Внука Раисе Григорьевне и Василию Степановичу родил их сын Кирилл – тот самый ребенок, помещенный сначала в железнодорожные ведомственные ясли, а потом и детсад. Внук Алеша еще маленький мальчик и пока послушный, но вот с отцом его у Раисы Григорьевны проблемы. Дело в том, что Кирилл, по ее мнению, не нашел еще толком своего места в жизни. Ну не задалась у него биография. Несмотря на то что он, как и мать, рос возле станции и к тому же получил ведомственное дошкольное воспитание, Кирилл наотрез отказался от железнодорожной стези – без объяснения причин. На троллейбус он тоже сесть не пожелал, но это понятно – все-таки он урожденный москвич. А больше его никуда и не звали, разве что в милицию. Поскольку в целой Москве не нашлось для Кирилла интересных вакансий, он, урожденный, обиделся и вступил как бы с городом в спор. Попросту говоря, сделался маргиналом – занимался какими-то махинациями и даже, страшно сказать, был одно время чуть ли не драгдилером. Правда, это все в прошлом; теперь Кирилл женат и работает в каком-то театре, таскает задники. Но обида на город у него не прошла, хотя городу это, как вы понимаете, глубоко безразлично.
Чтобы Кирюша не вырос оболтусом, полагает Раиса Григорьевна, нужно было в детстве держать его построже. Но сама она дома никогда не повышала голоса, потому что диспетчеру надо беречь связки, а Василий Степанович строгим быть вообще не умел. Он был человек слабохарактерный: в Москве по-настоящему не прижился, грустил по оставленной Костроме и по Волге. От тоски он тайно выпивал с проводниками почтовых и багажных вагонов, а после чувствовал себя виноватым.
Но я не согласен с Раисой Григорьевной. По-моему, здесь дело не в строгости, а в том, что городу нужны и такие Кирюши. Нельзя, чтобы все были пристроены к делу; должен быть кто-то просто для потехи, кто-то, с чьей судьбой можно поиграть, – город ведь это любит.
У меня у самого в молодости был приятель маргинал. Звали его Феликс, мама его работала в типографии, а сам он учился со мной в институте.
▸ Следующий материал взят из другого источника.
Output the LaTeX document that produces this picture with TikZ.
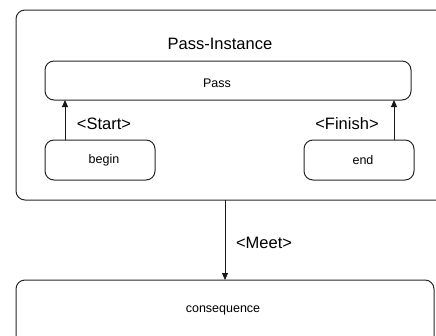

Точнее сказать, проучился полтора курса, а потом бросил. Правильно, кстати, сделал: инженера из него все равно бы не получилось. Про себя я это тоже понял, но гораздо позднее.
Бросив институт, Феликс решил, что будет зарабатывать большие деньги, – задатки к этому у него имелись. В те времена у нас много зарабатывали те, кто, поделившись с государством, мог трудиться непосредственно на свой карман: ювелиры, например, или сапожники. А у Феликса были от природы умные еврейские руки – в хорошем смысле этого слова. Беда только в том, что руки – это все, что было в нем умного. Он устраивался учеником в разные мастерские и везде успешно начинал, а когда его допускали к живым, так сказать, деньгам, он их немедленно пропивал, не успев поделиться с государством. Его выгоняли. И не то чтобы Феликс был алкоголиком, то есть он стал им, но позднее, а тогда он просто не умел ждать. Едва только у него заводились деньги, неважно, свои или казенные, он звонил мне в общежитие: «Привет, студент! Есть бабло на кармане, айда в кабак!» «Кабаки» были его страстью. Москва в те годы была не так щедра на развлечения, как сейчас, и поход в ресторан оставался чуть ли не единственной возможностью быстро освободиться от наличности. За год мы с Феликсом обошли множество московских ресторанов, а в промежутках между ресторанами пили у него дома, чтобы не потерять форму. Пили технический, с масляными разводами спирт, который мама Феликса приносила из типографии.